Aeon J. Skoble - 7/27/2007

I'm generalizing a bit, but it's not that silly. That recent vote to bring the troops back split pretty evenly on party lines. There are some exceptions to the the generalization I'm making, my favorite being Ron Paul, but they're exceptions. In the Clinton administration, it was mostly Republicans criticizing military interventionism and nation building. Just sayin.


Gus diZerega - 7/27/2007

Pretty silly argument Aeon. If it is as simple as mere partisanship why did some Democrats support the war (and some still do) while others with in most cases an ideologically distinct point of view opposed it from the first?



Aeon J. Skoble - 7/27/2007

That's exactly right. The Democrats are only anti-war because it's a Republican war. It's not as if the Dems have consistently avoided foreign entanglements! It's pure partisanship.

Also, I think this issue is hot (and divisive) because we're involved in a war.

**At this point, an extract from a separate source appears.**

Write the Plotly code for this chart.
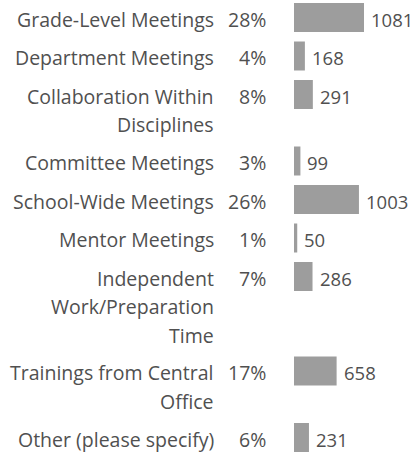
import plotly.graph_objects as go

categories = [
    "Grade-Level Meetings",
    "Department Meetings",
    "Collaboration Within<br>Disciplines",
    "Committee Meetings",
    "School-Wide Meetings",
    "Mentor Meetings",
    "Independent<br>Work/Preparation<br>Time",
    "Trainings from Central<br>Office",
    "Other (please specify)",
]
percents = ["28%", "4%", "8%", "3%", "26%", "1%", "7%", "17%", "6%"]
counts = [1081, 168, 291, 99, 1003, 50, 286, 658, 231]

W, H = 413, 454
ROW = 38.5
LINE = 28.5
FIRST = 17.5
BAR_X0 = 294
UNITS_PER_PX = 1081 / 70.0
TEXT_COLOR = "#505050"
BAR_COLOR = "#9d9d9d"
FONT = "Open Sans"
FS = 19.5
FS_VAL = 18.5
TEXT_DY = -1.5

# vertical positions derived from the number of label lines
ys = []
y = FIRST
for i, c in enumerate(categories):
    ys.append(y)
    nlines = len(c.split("<br>"))
    y += ROW + 28 * (nlines - 1)

fig = go.Figure()
fig.add_trace(go.Bar(
    x=counts, y=ys, orientation="h", width=29,
    marker=dict(color=BAR_COLOR, line=dict(width=0)),
    hoverinfo="skip",
))

annotations = []
for c, p, n, yy in zip(categories, percents, counts, ys):
    for k, line in enumerate(c.split("<br>")):
        annotations.append(dict(
            xref="paper", yref="y", x=216 / W, y=yy + k * LINE,
            text=line, showarrow=False, xanchor="right", yanchor="middle",
            yshift=TEXT_DY,
            font=dict(family=FONT, size=FS, color=TEXT_COLOR),
        ))
    annotations.append(dict(
        xref="paper", yref="y", x=268 / W, y=yy, text=p, showarrow=False,
        xanchor="right", yanchor="middle", yshift=TEXT_DY,
        font=dict(family=FONT, size=FS, color=TEXT_COLOR),
    ))
    annotations.append(dict(
        xref="x", yref="y", x=n, y=yy, text=str(n), showarrow=False,
        xanchor="left", yanchor="middle", xshift=5, yshift=TEXT_DY,
        font=dict(family=FONT, size=FS_VAL, color=TEXT_COLOR),
    ))

fig.update_layout(
    width=W, height=H, autosize=False,
    margin=dict(l=0, r=0, t=0, b=0),
    paper_bgcolor="white", plot_bgcolor="white",
    showlegend=False,
    xaxis=dict(domain=[BAR_X0 / W, 1], range=[0, (W - BAR_X0) * UNITS_PER_PX],
               visible=False, fixedrange=True),
    yaxis=dict(range=[H, 0], visible=False, fixedrange=True),
    annotations=annotations,
)

fig.write_html("out.html", config={"displayModeBar": False})

# remove default page margin so the figure sits at the window's top-left corner
with open("out.html", "r", encoding="utf-8") as f:
    html = f.read()
html = html.replace("<head>", "<head><style>html,body{margin:0;padding:0;overflow:hidden}</style>", 1)
with open("out.html", "w", encoding="utf-8") as f:
    f.write(html)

In another time, we might be arguing about abortion or immigration, and seeing arguments to the effect that "if so-and-so has _that_ view on abortion, I don't see how he can possibly be a real libertarian."


Gary McGath - 7/27/2007

While I don't care for the left-right dichotomy, I'm more comfortable with being considered "on the right" than "on the left." Traditionally conservatives have supported freedom in some areas, while liberals have been for expanded government power in just about everything. But I'm against the current war, and Bush has abandoned the pro-freedom and small-government ideas of conservatism.

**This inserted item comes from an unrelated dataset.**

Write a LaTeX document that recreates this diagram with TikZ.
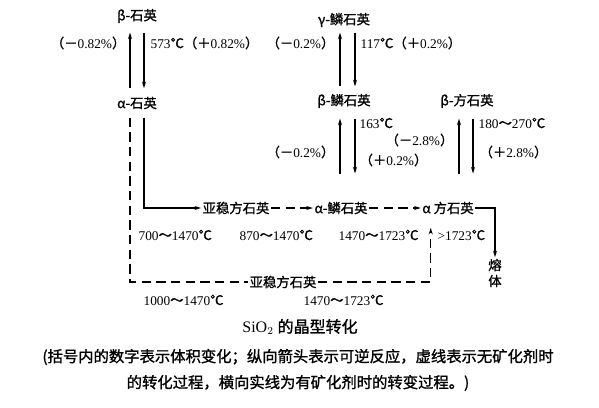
\documentclass[tikz,border=0pt]{standalone}
\usepackage{fontspec}
\setmainfont{Liberation Serif}
\newfontfamily\cjk{Noto Sans CJK SC}[FakeBold=1.2]
\usetikzlibrary{arrows.meta,calc}
\newcommand{\cel}{{\cjk ℃}}
\newcommand{\wave}{{\cjk ～}}
\newcommand{\vol}[2]{{\cjk （#1}#2{\cjk ）}}

\begin{document}
\begin{tikzpicture}[x=0.75pt, y=-0.75pt,
        phase/.style={inner sep=1pt, font=\cjk},
        lbl/.style={inner sep=1pt},
        arrow/.style={-{Stealth[length=5pt,width=3pt]}, line width=0.9pt},
        dline/.style={line width=0.9pt, dash pattern=on 7pt off 4pt},
        darrow/.style={dline, -{Stealth[length=5pt,width=3pt]}}
    ]
        \useasboundingbox (0,0) rectangle (599,407);

        % Quartz
        \node[phase] (bq) at (137,16) {β-石英};
        \node[phase] (aq) at (137,103) {α-石英};
        \node[lbl, anchor=east] (bq-l) at (127,43) {\vol{－}{0.82\%}};
        \node[lbl, anchor=west] (bq-r) at (149,43) {573\cel\vol{＋}{0.82\%}};

        % Tridymite / cristobalite (low temperature)
        \node[phase] (gt) at (344,20) {γ-鳞石英};
        \node[phase] (bt) at (344,101) {β-鳞石英};
        \node[phase] (bc) at (467,101) {β-方石英};
        \node[lbl, anchor=east] (gt-l) at (336,43) {\vol{－}{0.2\%}};
        \node[lbl, anchor=west] (gt-r) at (359,43) {117\cel\vol{＋}{0.2\%}};
        \node[lbl, anchor=west] (bt-t) at (358,123) {163\cel};
        \node[lbl, anchor=east] (bt-l) at (336,152) {\vol{－}{0.2\%}};
        \node[lbl, anchor=west] (bt-r) at (358,160) {\vol{＋}{0.2\%}};
        \node[lbl, anchor=east] (bc-l) at (455,140) {\vol{－}{2.8\%}};
        \node[lbl, anchor=west] (bc-t) at (477,123) {180\wave 270\cel};
        \node[lbl, anchor=west] (bc-r) at (478,152) {\vol{＋}{2.8\%}};

        % High temperature forms
        \node[phase] (mc) at (236,208) {亚稳方石英};
        \node[phase] (at) at (341,208) {α-鳞石英};
        \node[phase] (ac) at (448,208) {α\ 方石英};
        \node[phase, align=center] (melt) at (495,273) {熔\\体};
        \node[phase] (mc2) at (283,282) {亚稳方石英};

        \node[lbl, anchor=west] (t1) at (137,235) {700\wave 1470\cel};
        \node[lbl, anchor=west] (t2) at (238,235) {870\wave 1470\cel};
        \node[lbl, anchor=west] (t3) at (337,235) {1470\wave 1723\cel};
        \node[lbl, anchor=west] (t4) at (436,235) {>1723\cel};
        \node[lbl, anchor=west] (t5) at (142,300) {1000\wave 1470\cel};
        \node[lbl, anchor=west] (t6) at (302,300) {1470\wave 1723\cel};

        % Caption
        \node[font=\large] (title) at (300,327) {SiO$_2$ {\cjk 的晶型转化}};
        \node[font=\cjk\fontsize{11.5}{19.5}\selectfont, align=center] (note) at (298,370)
            {(括号内的数字表示体积变化；纵向箭头表示可逆反应，虚线表示无矿化剂时\\的转化过程，横向实线为有矿化剂时的转变过程。)};

        % Reversible (vertical) arrows
        \draw[arrow] ($(aq.north)+(-7,-7)$) -- ($(bq.south)+(-7,8)$);
        \draw[arrow] ($(bq.south)+(7,8)$) -- ($(aq.north)+(7,-7)$);
        \draw[arrow] ($(bt.north)+(-4,-6)$) -- ($(gt.south)+(-4,4)$);
        \draw[arrow] ($(gt.south)+(11,4)$) -- ($(bt.north)+(11,-6)$);
        \draw[arrow] ($(bt.south)+(-4,64)$) -- ++(0,-55);
        \draw[arrow] ($(bt.south)+(11,9)$) -- ++(0,55);
        \draw[arrow] ($(bc.south)+(-8,64)$) -- ++(0,-55);
        \draw[arrow] ($(bc.south)+(6,9)$) -- ++(0,55);

        % With mineralizer
        \draw[arrow] ($(aq.south)+(7,7)$) |- (mc.west);
        \draw[darrow] (mc.east) -- (at.west);
        \draw[darrow] (at.east) -- (ac.west);
        \draw[arrow] (ac.east) -| (melt.north);

        % Without mineralizer
        \draw[dline] ($(aq.south)+(-7,7)$) |- (mc2.west);
        \draw[darrow] (mc2.east) -| ($(ac.south west)+(10,12)$);

    \end{tikzpicture}
\end{document}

It may not be precisely those who are on the "right" who support the war, but those who have pinned their hopes on the Republican Party and blinded themselves to its steady abandonment of libertarian or quasi-libertarian ideas. Their distrust of the motives of Democrats is especially acute, not without good reason; but they fail to realize that the Democrats should be distrusted because they only pretend to want to stop the war, not because they want to stop it.


Stephen W Carson - 7/27/2007

Of course the equation "Left = State Socialism = Mass Murder" is not fair as many such as Roderick Long have been at pains to demonstrate.

But before I was introduced to the wonderful, wide world of libertarian thought it sure seemed like there were two camps: those who saw the communist states as the death camps they were and those who spent a lot of time rationalizing and apologizing for those "noble experiments".

I like to think I'm more nuanced now, that I understand that there are bastards "on the right" as well as "on the left". But, for example, whenever I see leftists (even left-libertarians like Steven Horwitz) engage in ritualistic bashing of religious people I can't help but flash on the nuns and priests and monks killed in the thousands and tens of thousands by Commies. Is this kind of hatred essential to being on the left? It is hard for me to tell. Similarly I cringe when I hear genuine anti-semitism and flash on the crimes of the Nazis.

A curse on both their houses, left and right. All I ask is that there be a home for people who do not want to be associated in any way, shape or form with mass murder or the rationalization of mass murder. That is why the whole "pro-war libertarian" thing is so bitter for me. "Libertarian" had seemed like a safe harbor. I hope it still can be.


Anthony Gregory - 7/27/2007

I argue here that it's not so much a left/right distinction at play:

Left-libertarians may have a New Left opposition to empire, whereas right-libertarians favor a "strong national defense."
# Left-libertarians might think the state should actively intervene in foreign affairs to "protect liberty," whereas right-libertarians have an Old Right opposition to empire.


Gus diZerega - 7/26/2007

I agree. Steve was writing this while I was agreeing with him that my attempt to use conceptions of property rights to tease apart this distinction failed.

It might be worth while exploring WHY some libertarians' sympathies are with the "right" and some with the "left."